REQUIRED WORK: Your task is to copy the listing exactly, with the pictures left out.
#####
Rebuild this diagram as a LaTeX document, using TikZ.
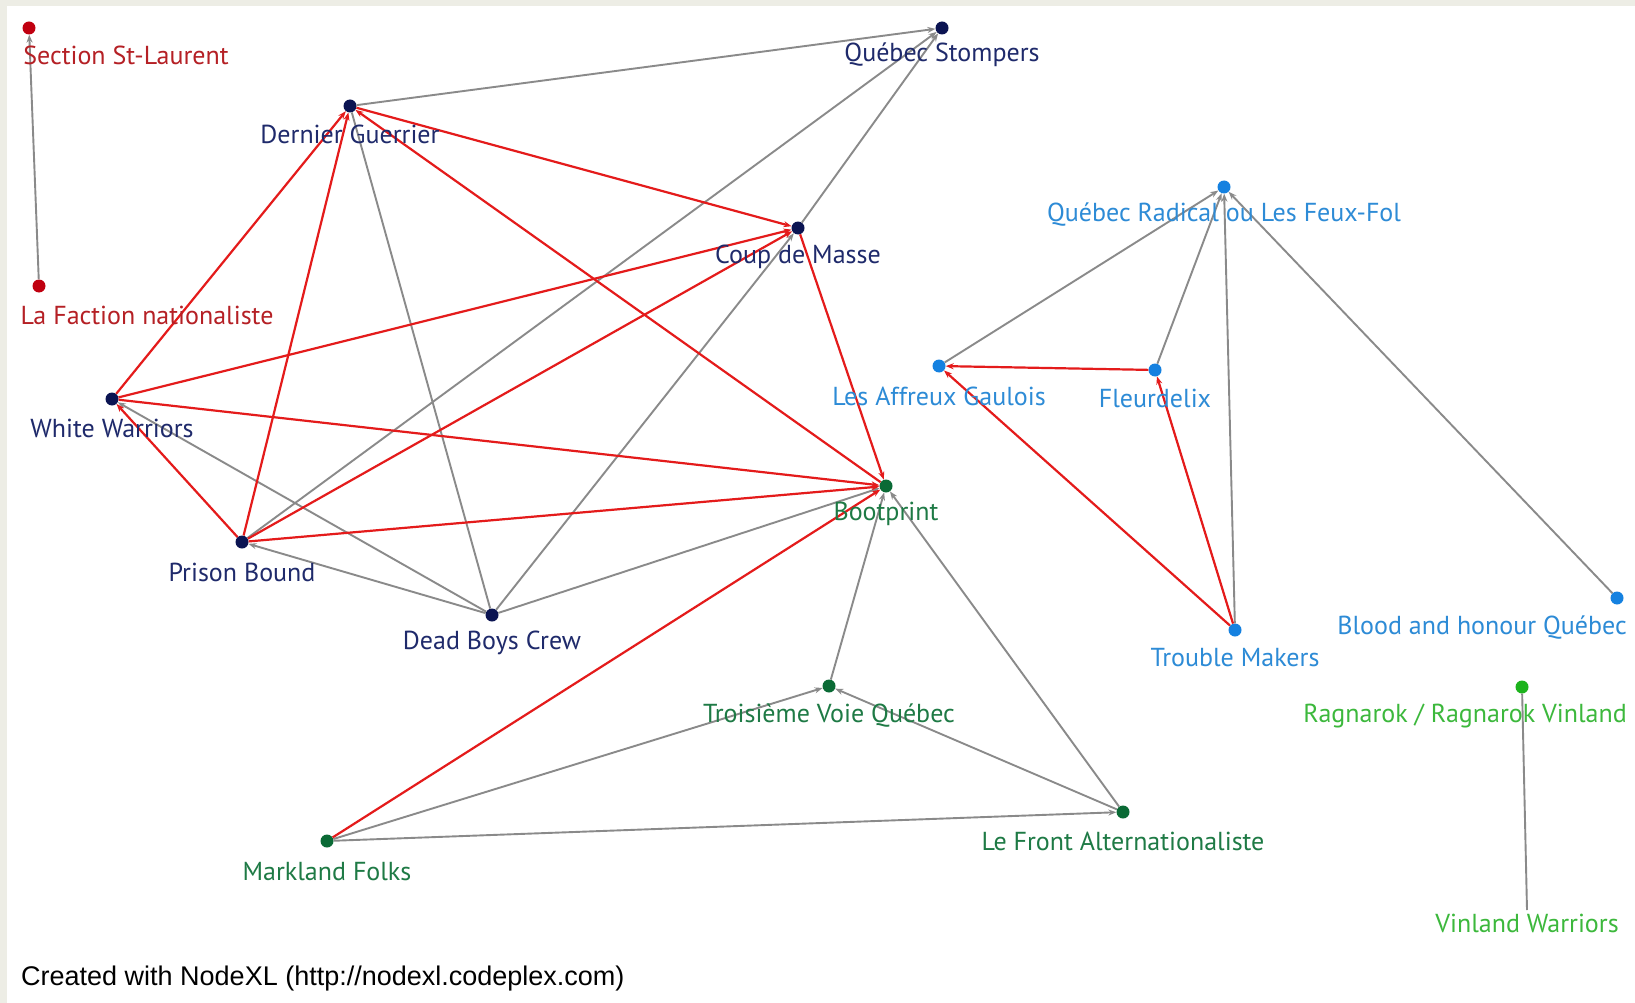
\documentclass[tikz,border=0pt]{standalone}
\usepackage{fontspec}
\setmainfont{PT Sans}
\newfontfamily\footfont{Liberation Sans}
\usetikzlibrary{arrows.meta}
\definecolor{frame}{HTML}{EDEDE5}
\definecolor{navyD}{HTML}{0B1452}
\definecolor{navyT}{HTML}{1F2A6B}
\definecolor{redD}{HTML}{C00010}
\definecolor{redT}{HTML}{B52025}
\definecolor{grnD}{HTML}{0A6A35}
\definecolor{grnT}{HTML}{1E7A45}
\definecolor{bluD}{HTML}{1581E0}
\definecolor{bluT}{HTML}{2D8BD6}
\definecolor{lgrD}{HTML}{1DB31D}
\definecolor{lgrT}{HTML}{3CB83C}
\definecolor{edgeG}{HTML}{8A8A8A}
\definecolor{edgeR}{HTML}{E41B1B}
\tikzset{
  vtx/.style={circle,inner sep=0pt,minimum size=13pt,fill=#1},
  lab/.style={inner sep=0pt,text=#1,font=\fontsize{26}{26}\selectfont},
  ge/.style={draw=edgeG,line width=1.9pt},
  re/.style={draw=edgeR,line width=2.2pt},
  tip/.style={-{Stealth[length=8pt,width=6pt]}},
}
\begin{document}
\begin{tikzpicture}[x=1pt,y=-1pt]
\fill[frame] (0,0) rectangle (1635,1003);
\fill[white] (7,6) rectangle (1635,1003);
\useasboundingbox (0,0) rectangle (1635,1003);

% vertices
\node[vtx=redD] (stl) at (29,28) {};
\node[vtx=redD] (fac) at (39,286) {};
\node[vtx=navyD] (dg) at (350,106) {};
\node[vtx=navyD] (qs) at (942,28) {};
\node[vtx=navyD] (cdm) at (798,228) {};
\node[vtx=navyD] (ww) at (112,399) {};
\node[vtx=navyD] (pb) at (242,542) {};
\node[vtx=navyD] (dbc) at (492,615) {};
\node[vtx=grnD] (bp) at (886,486) {};
\node[vtx=grnD] (tvq) at (829,686) {};
\node[vtx=grnD] (mf) at (327,841) {};
\node[vtx=grnD] (lfa) at (1123,812) {};
\node[vtx=bluD] (qr) at (1224,187) {};
\node[vtx=bluD] (ag) at (939,366) {};
\node[vtx=bluD] (fl) at (1155,370) {};
\node[vtx=bluD] (tm) at (1235,630) {};
\node[vtx=bluD] (bh) at (1617,598) {};
\node[vtx=lgrD] (rg) at (1522,687) {};
\coordinate (vw) at (1527,910);

% gray edges
\draw[ge,tip] (fac) -- (stl);
\draw[ge,tip] (dg) -- (qs);
\draw[ge,tip] (pb) -- (qs);
\draw[ge,tip] (cdm) -- (qs);
\draw[ge,tip] (dbc) -- (cdm);
\draw[ge] (dg) -- (dbc);
\draw[ge,tip] (dbc) -- (ww);
\draw[ge,tip] (dbc) -- (pb);
\draw[ge,tip] (dbc) -- (bp);
\draw[ge,tip] (tvq) -- (bp);
\draw[ge,tip] (lfa) -- (bp);
\draw[ge,tip] (mf) -- (tvq);
\draw[ge,tip] (lfa) -- (tvq);
\draw[ge,tip] (mf) -- (lfa);
\draw[ge,tip] (ag) -- (qr);
\draw[ge,tip] (fl) -- (qr);
\draw[ge,tip] (tm) -- (qr);
\draw[ge,tip] (bh) -- (qr);
\draw[ge] (rg) -- (vw);

% red edges
\draw[re,tip] (ww) -- (dg);
\draw[re,tip] (pb) -- (dg);
\draw[re,tip] (bp) -- (dg);
\draw[re,tip] (dg) -- (cdm);
\draw[re,tip] (ww) -- (cdm);
\draw[re,tip] (pb) -- (cdm);
\draw[re,tip] (cdm) -- (bp);
\draw[re,tip] (ww) -- (bp);
\draw[re,tip] (pb) -- (bp);
\draw[re,tip] (pb) -- (ww);
\draw[re,tip] (mf) -- (bp);
\draw[re,tip] (fl) -- (ag);
\draw[re,tip] (tm) -- (ag);
\draw[re,tip] (tm) -- (fl);

% labels
\node[lab=redT] (stl-t) at (126,55) {Section St-Laurent};
\node[lab=redT] (fac-t) at (147,315) {La Faction nationaliste};
\node[lab=navyT] (dg-t) at (350,134) {Dernier Guerrier};
\node[lab=navyT] (qs-t) at (942,55) {Québec Stompers};
\node[lab=navyT] (cdm-t) at (798,257) {Coup de Masse};
\node[lab=navyT] (ww-t) at (112,428) {White Warriors};
\node[lab=navyT] (pb-t) at (242,572) {Prison Bound};
\node[lab=navyT] (dbc-t) at (492,643) {Dead Boys Crew};
\node[lab=grnT] (bp-t) at (886,514) {Bootprint};
\node[lab=grnT] (tvq-t) at (829,716) {Troisième Voie Québec};
\node[lab=grnT] (mf-t) at (327,872) {Markland Folks};
\node[lab=grnT] (lfa-t) at (1123,841) {Le Front Alternationaliste};
\node[lab=bluT] (qr-t) at (1224,215) {Québec Radical ou Les Feux-Fol};
\node[lab=bluT] (ag-t) at (939,396) {Les Affreux Gaulois};
\node[lab=bluT] (fl-t) at (1155,398) {Fleurdelix};
\node[lab=bluT] (tm-t) at (1235,658) {Trouble Makers};
\node[lab=bluT,anchor=east] (bh-t) at (1627,628) {Blood and honour Québec};
\node[lab=lgrT,anchor=east] (rg-t) at (1627,716) {Ragnarok / Ragnarok Vinland};
\node[lab=lgrT] (vw-t) at (1527,923) {Vinland Warriors};
\node[inner sep=0pt,text=black,font=\footfont\fontsize{27}{27}\selectfont,anchor=west] (foot) at (21,979) {Created with NodeXL (http://nodexl.codeplex.com)};
\end{tikzpicture}
\end{document}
#####
EXERCISE ANSWER:
Rebuild this diagram as a LaTeX document, using TikZ.
\documentclass[tikz,border=0pt]{standalone}
\usepackage{fontspec}
\setmainfont{PT Sans}
\newfontfamily\footfont{Liberation Sans}
\usetikzlibrary{arrows.meta}
\definecolor{frame}{HTML}{EDEDE5}
\definecolor{navyD}{HTML}{0B1452}
\definecolor{navyT}{HTML}{1F2A6B}
\definecolor{redD}{HTML}{C00010}
\definecolor{redT}{HTML}{B52025}
\definecolor{grnD}{HTML}{0A6A35}
\definecolor{grnT}{HTML}{1E7A45}
\definecolor{bluD}{HTML}{1581E0}
\definecolor{bluT}{HTML}{2D8BD6}
\definecolor{lgrD}{HTML}{1DB31D}
\definecolor{lgrT}{HTML}{3CB83C}
\definecolor{edgeG}{HTML}{8A8A8A}
\definecolor{edgeR}{HTML}{E41B1B}
\tikzset{
  vtx/.style={circle,inner sep=0pt,minimum size=13pt,fill=#1},
  lab/.style={inner sep=0pt,text=#1,font=\fontsize{26}{26}\selectfont},
  ge/.style={draw=edgeG,line width=1.9pt},
  re/.style={draw=edgeR,line width=2.2pt},
  tip/.style={-{Stealth[length=8pt,width=6pt]}},
}
\begin{document}
\begin{tikzpicture}[x=1pt,y=-1pt]
\fill[frame] (0,0) rectangle (1635,1003);
\fill[white] (7,6) rectangle (1635,1003);
\useasboundingbox (0,0) rectangle (1635,1003);

% vertices
\node[vtx=redD] (stl) at (29,28) {};
\node[vtx=redD] (fac) at (39,286) {};
\node[vtx=navyD] (dg) at (350,106) {};
\node[vtx=navyD] (qs) at (942,28) {};
\node[vtx=navyD] (cdm) at (798,228) {};
\node[vtx=navyD] (ww) at (112,399) {};
\node[vtx=navyD] (pb) at (242,542) {};
\node[vtx=navyD] (dbc) at (492,615) {};
\node[vtx=grnD] (bp) at (886,486) {};
\node[vtx=grnD] (tvq) at (829,686) {};
\node[vtx=grnD] (mf) at (327,841) {};
\node[vtx=grnD] (lfa) at (1123,812) {};
\node[vtx=bluD] (qr) at (1224,187) {};
\node[vtx=bluD] (ag) at (939,366) {};
\node[vtx=bluD] (fl) at (1155,370) {};
\node[vtx=bluD] (tm) at (1235,630) {};
\node[vtx=bluD] (bh) at (1617,598) {};
\node[vtx=lgrD] (rg) at (1522,687) {};
\coordinate (vw) at (1527,910);

% gray edges
\draw[ge,tip] (fac) -- (stl);
\draw[ge,tip] (dg) -- (qs);
\draw[ge,tip] (pb) -- (qs);
\draw[ge,tip] (cdm) -- (qs);
\draw[ge,tip] (dbc) -- (cdm);
\draw[ge] (dg) -- (dbc);
\draw[ge,tip] (dbc) -- (ww);
\draw[ge,tip] (dbc) -- (pb);
\draw[ge,tip] (dbc) -- (bp);
\draw[ge,tip] (tvq) -- (bp);
\draw[ge,tip] (lfa) -- (bp);
\draw[ge,tip] (mf) -- (tvq);
\draw[ge,tip] (lfa) -- (tvq);
\draw[ge,tip] (mf) -- (lfa);
\draw[ge,tip] (ag) -- (qr);
\draw[ge,tip] (fl) -- (qr);
\draw[ge,tip] (tm) -- (qr);
\draw[ge,tip] (bh) -- (qr);
\draw[ge] (rg) -- (vw);

% red edges
\draw[re,tip] (ww) -- (dg);
\draw[re,tip] (pb) -- (dg);
\draw[re,tip] (bp) -- (dg);
\draw[re,tip] (dg) -- (cdm);
\draw[re,tip] (ww) -- (cdm);
\draw[re,tip] (pb) -- (cdm);
\draw[re,tip] (cdm) -- (bp);
\draw[re,tip] (ww) -- (bp);
\draw[re,tip] (pb) -- (bp);
\draw[re,tip] (pb) -- (ww);
\draw[re,tip] (mf) -- (bp);
\draw[re,tip] (fl) -- (ag);
\draw[re,tip] (tm) -- (ag);
\draw[re,tip] (tm) -- (fl);

% labels
\node[lab=redT] (stl-t) at (126,55) {Section St-Laurent};
\node[lab=redT] (fac-t) at (147,315) {La Faction nationaliste};
\node[lab=navyT] (dg-t) at (350,134) {Dernier Guerrier};
\node[lab=navyT] (qs-t) at (942,55) {Québec Stompers};
\node[lab=navyT] (cdm-t) at (798,257) {Coup de Masse};
\node[lab=navyT] (ww-t) at (112,428) {White Warriors};
\node[lab=navyT] (pb-t) at (242,572) {Prison Bound};
\node[lab=navyT] (dbc-t) at (492,643) {Dead Boys Crew};
\node[lab=grnT] (bp-t) at (886,514) {Bootprint};
\node[lab=grnT] (tvq-t) at (829,716) {Troisième Voie Québec};
\node[lab=grnT] (mf-t) at (327,872) {Markland Folks};
\node[lab=grnT] (lfa-t) at (1123,841) {Le Front Alternationaliste};
\node[lab=bluT] (qr-t) at (1224,215) {Québec Radical ou Les Feux-Fol};
\node[lab=bluT] (ag-t) at (939,396) {Les Affreux Gaulois};
\node[lab=bluT] (fl-t) at (1155,398) {Fleurdelix};
\node[lab=bluT] (tm-t) at (1235,658) {Trouble Makers};
\node[lab=bluT,anchor=east] (bh-t) at (1627,628) {Blood and honour Québec};
\node[lab=lgrT,anchor=east] (rg-t) at (1627,716) {Ragnarok / Ragnarok Vinland};
\node[lab=lgrT] (vw-t) at (1527,923) {Vinland Warriors};
\node[inner sep=0pt,text=black,font=\footfont\fontsize{27}{27}\selectfont,anchor=west] (foot) at (21,979) {Created with NodeXL (http://nodexl.codeplex.com)};
\end{tikzpicture}
\end{document}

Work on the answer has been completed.